Mas onde e quando os “negros” escravizaram os
“brancos”? A resposta é simples: o quadro mental configurado por estas orações
antagonizara “negros” e “brancos” durante a presença muçulmana na Península Ibérica
medieval a partir do século VIII. Quadro que nos remetera a outro, este
composto pelas mãos brilhantes do pintor Albrecht Altdorfer (1480-1538) em
1529: a Batalha de Isso. Na obra de Altdorfer as tropas de Alexandre e Dário
foram representadas sob as vestimentas do século XVI e.c. – os macedônicos eram
os alemães e os persas eram os turcos. Uma batalha do século IV a.e.c renascera
no pincel de um artista seiscentista.
Altdorfer cometera o pecado máximos dos
historiadores, o anacronismo, ao imputar nas sociedades grega e persa a sua
própria realidade. Podemos dizer que o objeto deste ensaio compartilhara com
estes ideais: mesmo que distante a escravidão dos “brancos” empreendida pelos
“negros” se aproximava do século XXI para negar uma “mentira”: os brancos não
possuem nenhuma dívida histórica com os negros. As cotas étnico-raciais seriam
uma falácia. Porém, esta “apropriação” do passado incorrera em determinados
anacronismos que moldaram a bel prazer uma história de séculos.

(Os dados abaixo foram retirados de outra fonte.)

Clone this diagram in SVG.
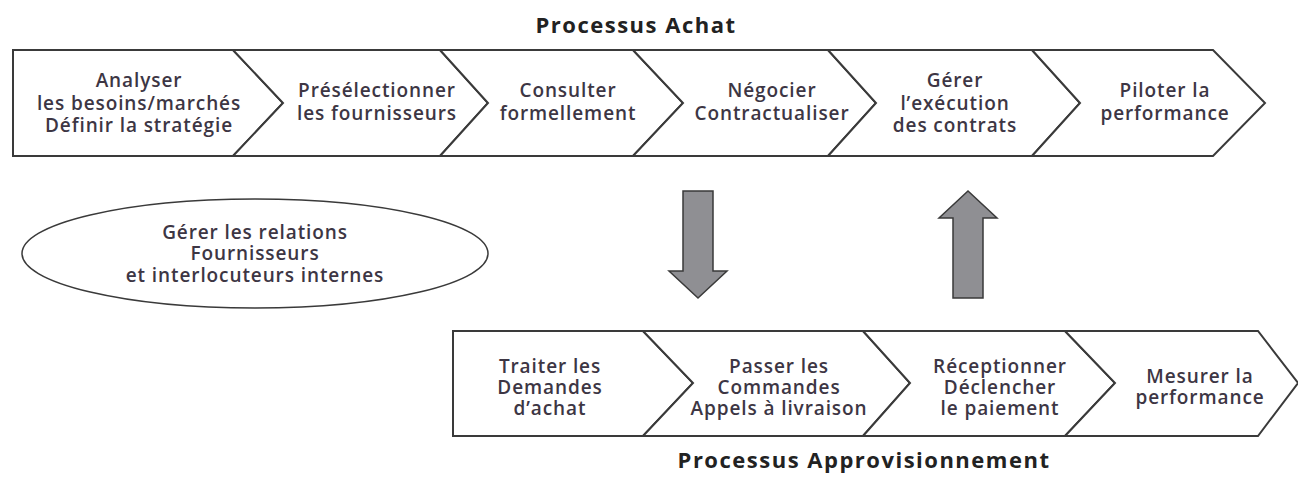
<svg xmlns="http://www.w3.org/2000/svg" width="1298" height="477" viewBox="0 0 1298 477">
<style>
.box{fill:#fff;stroke:#3a3a3a;stroke-width:2;stroke-linejoin:miter}
.t{font-family:"Open Sans","Noto Sans",sans-serif;font-size:19px;font-weight:600;letter-spacing:0.9px;fill:#3d3644;text-anchor:middle}
.title{font-family:"Open Sans","Noto Sans",sans-serif;font-size:22px;font-weight:bold;letter-spacing:1.5px;fill:#222;text-anchor:middle}
.arr{fill:#8f8f93;stroke:#3a3a3a;stroke-width:1.5}
</style>
<rect width="1298" height="477" fill="#fff"/>
<text class="title" x="636" y="33">Processus Achat</text>
<g id="a1"><polygon class="box" points="13,50 233,50 283,103 233,156 13,156"/>
<text class="t" x="139" y="87">Analyser</text><text class="t" x="139" y="110">les besoins/marchés</text><text class="t" x="139" y="132">Définir la stratégie</text></g>
<g id="a2"><polygon class="box" points="233,50 440,50 488,103 440,156 233,156 283,103"/>
<text class="t" x="377" y="97">Présélectionner</text><text class="t" x="377" y="120">les fournisseurs</text></g>
<g id="a3"><polygon class="box" points="440,50 633,50 683,103 633,156 440,156 488,103"/>
<text class="t" x="568" y="97">Consulter</text><text class="t" x="568" y="120">formellement</text></g>
<g id="a4"><polygon class="box" points="633,50 828,50 876,103 828,156 633,156 683,103"/>
<text class="t" x="772" y="97">Négocier</text><text class="t" x="772" y="120">Contractualiser</text></g>
<g id="a5"><polygon class="box" points="828,50 1032,50 1080,103 1032,156 828,156 876,103"/>
<text class="t" x="955" y="87">Gérer</text><text class="t" x="955" y="110">l’exécution</text><text class="t" x="955" y="132">des contrats</text></g>
<g id="a6"><polygon class="box" points="1032,50 1213,50 1265,103 1213,156 1032,156 1080,103"/>
<text class="t" x="1165" y="97">Piloter la</text><text class="t" x="1165" y="120">performance</text></g>
<g id="rel"><ellipse cx="255" cy="253.5" rx="233" ry="54.5" fill="#fff" stroke="#3a3a3a" stroke-width="1.5"/>
<text class="t" x="255" y="239">Gérer les relations</text><text class="t" x="255" y="260">Fournisseurs</text><text class="t" x="255" y="282">et interlocuteurs internes</text></g>
<g id="connectors">
<polygon class="arr" points="683,191 713,191 713,271 727,271 698,298 669,271 683,271"/>
<polygon class="arr" points="953,298 983,298 983,218 997,218 968,191 939,218 953,218"/>
</g>
<g id="b1"><polygon class="box" points="453,331 643,331 693,383 643,436 453,436"/>
<text class="t" x="550" y="373">Traiter les</text><text class="t" x="550" y="394">Demandes</text><text class="t" x="550" y="415">d’achat</text></g>
<g id="b2"><polygon class="box" points="643,331 863,331 910,383 863,436 643,436 693,383"/>
<text class="t" x="779" y="373">Passer les</text><text class="t" x="779" y="394">Commandes</text><text class="t" x="779" y="415">Appels à livraison</text></g>
<g id="b3"><polygon class="box" points="863,331 1065,331 1115,383 1065,436 863,436 910,383"/>
<text class="t" x="1000" y="373">Réceptionner</text><text class="t" x="1000" y="394">Déclencher</text><text class="t" x="1000" y="415">le paiement</text></g>
<g id="b4"><polygon class="box" points="1065,331 1258,331 1298,383 1258,436 1065,436 1115,383"/>
<text class="t" x="1200" y="383">Mesurer la</text><text class="t" x="1200" y="404">performance</text></g>
<text class="title" x="864" y="468">Processus Approvisionnement</text>
</svg>
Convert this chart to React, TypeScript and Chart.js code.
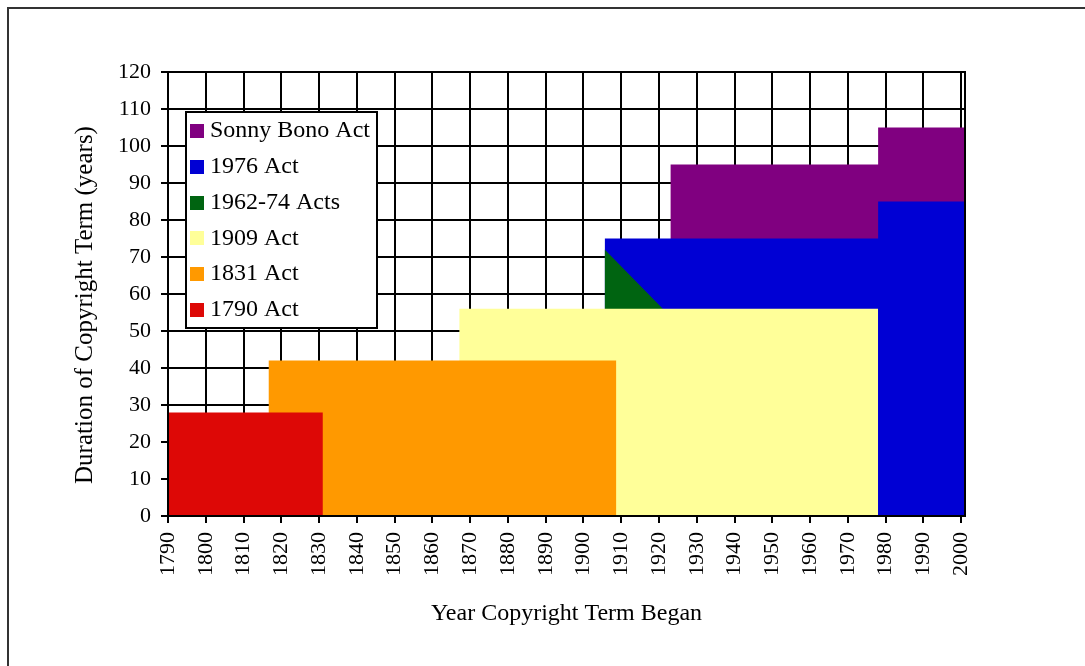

O primeiro deles fora a delimitação de um “Império
Mouro” unificado, pois, mesmo que possamos encontrar estes termos em obras
cristãs principalmente no reino de Castela e posteriormente em Portugal, ele
mesmo não fora um consenso em sua época. No Livro dos Feitos, narrativa autobiográfica
de Jaime I de Aragão (1208-1276), as populações muçulmanas ibéricas eram
chamadas de “sarracenas”. Por outro lado, no período expansionista dos
primeiros califados, este “império” – termo exógeno ao tempo e espaço aqui
analisados – autodenominava-se como Dar al-islam, o mundo muçulmano (EL FASI;
HRBEK, 2010). Sob um princípio identificador religioso, o Dar al- islam
abarcara populações árabes, persas, sírias, berberes, dentre outras.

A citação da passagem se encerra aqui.